::: Collected material :::

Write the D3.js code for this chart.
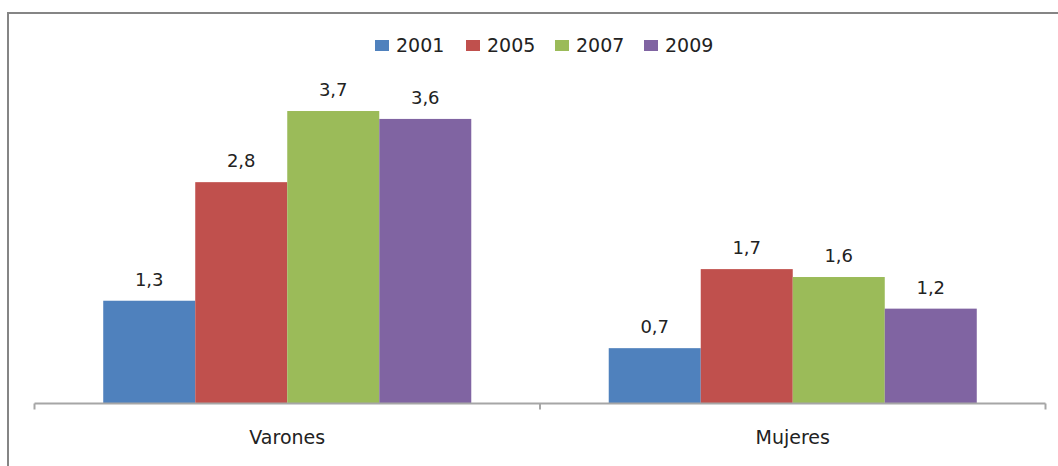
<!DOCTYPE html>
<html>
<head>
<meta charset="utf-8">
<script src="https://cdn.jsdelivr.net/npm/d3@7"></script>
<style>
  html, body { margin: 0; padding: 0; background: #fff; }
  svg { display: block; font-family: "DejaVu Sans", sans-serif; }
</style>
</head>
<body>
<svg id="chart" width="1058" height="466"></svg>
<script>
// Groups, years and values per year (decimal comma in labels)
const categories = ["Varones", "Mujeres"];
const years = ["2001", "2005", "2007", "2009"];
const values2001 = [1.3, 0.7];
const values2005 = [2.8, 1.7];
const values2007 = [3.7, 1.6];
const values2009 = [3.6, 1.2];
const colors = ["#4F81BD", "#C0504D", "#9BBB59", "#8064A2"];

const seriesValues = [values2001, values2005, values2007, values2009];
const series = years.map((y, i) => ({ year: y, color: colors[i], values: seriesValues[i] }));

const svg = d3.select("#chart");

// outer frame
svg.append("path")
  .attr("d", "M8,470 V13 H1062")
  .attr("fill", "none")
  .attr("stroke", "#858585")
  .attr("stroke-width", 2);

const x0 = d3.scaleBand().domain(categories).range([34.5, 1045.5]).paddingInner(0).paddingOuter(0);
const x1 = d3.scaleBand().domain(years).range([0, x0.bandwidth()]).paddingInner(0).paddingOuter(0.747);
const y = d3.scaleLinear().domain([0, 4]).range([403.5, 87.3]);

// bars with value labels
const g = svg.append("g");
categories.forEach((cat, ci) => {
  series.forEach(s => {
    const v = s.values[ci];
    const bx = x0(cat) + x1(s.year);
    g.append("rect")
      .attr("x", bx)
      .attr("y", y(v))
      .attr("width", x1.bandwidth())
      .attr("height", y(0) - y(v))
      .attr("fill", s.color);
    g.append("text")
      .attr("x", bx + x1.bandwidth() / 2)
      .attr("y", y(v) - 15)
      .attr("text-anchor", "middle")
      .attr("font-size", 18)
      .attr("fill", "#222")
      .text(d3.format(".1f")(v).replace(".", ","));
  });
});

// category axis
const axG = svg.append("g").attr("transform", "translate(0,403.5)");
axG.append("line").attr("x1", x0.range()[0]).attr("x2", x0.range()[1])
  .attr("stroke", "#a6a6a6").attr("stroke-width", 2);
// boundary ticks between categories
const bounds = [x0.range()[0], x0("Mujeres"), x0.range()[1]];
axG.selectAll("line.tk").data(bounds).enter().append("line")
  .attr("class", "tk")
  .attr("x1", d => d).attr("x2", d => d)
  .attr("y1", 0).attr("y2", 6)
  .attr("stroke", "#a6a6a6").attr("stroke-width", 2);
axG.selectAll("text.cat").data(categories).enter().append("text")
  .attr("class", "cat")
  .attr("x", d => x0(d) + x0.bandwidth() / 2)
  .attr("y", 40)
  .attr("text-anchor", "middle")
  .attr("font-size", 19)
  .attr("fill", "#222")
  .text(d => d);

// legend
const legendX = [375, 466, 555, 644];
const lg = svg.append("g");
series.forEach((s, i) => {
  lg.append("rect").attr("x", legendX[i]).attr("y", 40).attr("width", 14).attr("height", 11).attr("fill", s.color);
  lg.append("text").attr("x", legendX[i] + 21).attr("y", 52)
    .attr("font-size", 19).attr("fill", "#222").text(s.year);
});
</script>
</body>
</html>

:::

Request :: Give every line back word for word and leave the pictures out.

Result for this task ::
Write the D3.js code for this chart.
<!DOCTYPE html>
<html>
<head>
<meta charset="utf-8">
<script src="https://cdn.jsdelivr.net/npm/d3@7"></script>
<style>
  html, body { margin: 0; padding: 0; background: #fff; }
  svg { display: block; font-family: "DejaVu Sans", sans-serif; }
</style>
</head>
<body>
<svg id="chart" width="1058" height="466"></svg>
<script>
// Groups, years and values per year (decimal comma in labels)
const categories = ["Varones", "Mujeres"];
const years = ["2001", "2005", "2007", "2009"];
const values2001 = [1.3, 0.7];
const values2005 = [2.8, 1.7];
const values2007 = [3.7, 1.6];
const values2009 = [3.6, 1.2];
const colors = ["#4F81BD", "#C0504D", "#9BBB59", "#8064A2"];

const seriesValues = [values2001, values2005, values2007, values2009];
const series = years.map((y, i) => ({ year: y, color: colors[i], values: seriesValues[i] }));

const svg = d3.select("#chart");

// outer frame
svg.append("path")
  .attr("d", "M8,470 V13 H1062")
  .attr("fill", "none")
  .attr("stroke", "#858585")
  .attr("stroke-width", 2);

const x0 = d3.scaleBand().domain(categories).range([34.5, 1045.5]).paddingInner(0).paddingOuter(0);
const x1 = d3.scaleBand().domain(years).range([0, x0.bandwidth()]).paddingInner(0).paddingOuter(0.747);
const y = d3.scaleLinear().domain([0, 4]).range([403.5, 87.3]);

// bars with value labels
const g = svg.append("g");
categories.forEach((cat, ci) => {
  series.forEach(s => {
    const v = s.values[ci];
    const bx = x0(cat) + x1(s.year);
    g.append("rect")
      .attr("x", bx)
      .attr("y", y(v))
      .attr("width", x1.bandwidth())
      .attr("height", y(0) - y(v))
      .attr("fill", s.color);
    g.append("text")
      .attr("x", bx + x1.bandwidth() / 2)
      .attr("y", y(v) - 15)
      .attr("text-anchor", "middle")
      .attr("font-size", 18)
      .attr("fill", "#222")
      .text(d3.format(".1f")(v).replace(".", ","));
  });
});

// category axis
const axG = svg.append("g").attr("transform", "translate(0,403.5)");
axG.append("line").attr("x1", x0.range()[0]).attr("x2", x0.range()[1])
  .attr("stroke", "#a6a6a6").attr("stroke-width", 2);
// boundary ticks between categories
const bounds = [x0.range()[0], x0("Mujeres"), x0.range()[1]];
axG.selectAll("line.tk").data(bounds).enter().append("line")
  .attr("class", "tk")
  .attr("x1", d => d).attr("x2", d => d)
  .attr("y1", 0).attr("y2", 6)
  .attr("stroke", "#a6a6a6").attr("stroke-width", 2);
axG.selectAll("text.cat").data(categories).enter().append("text")
  .attr("class", "cat")
  .attr("x", d => x0(d) + x0.bandwidth() / 2)
  .attr("y", 40)
  .attr("text-anchor", "middle")
  .attr("font-size", 19)
  .attr("fill", "#222")
  .text(d => d);

// legend
const legendX = [375, 466, 555, 644];
const lg = svg.append("g");
series.forEach((s, i) => {
  lg.append("rect").attr("x", legendX[i]).attr("y", 40).attr("width", 14).attr("height", 11).attr("fill", s.color);
  lg.append("text").attr("x", legendX[i] + 21).attr("y", 52)
    .attr("font-size", 19).attr("fill", "#222").text(s.year);
});
</script>
</body>
</html>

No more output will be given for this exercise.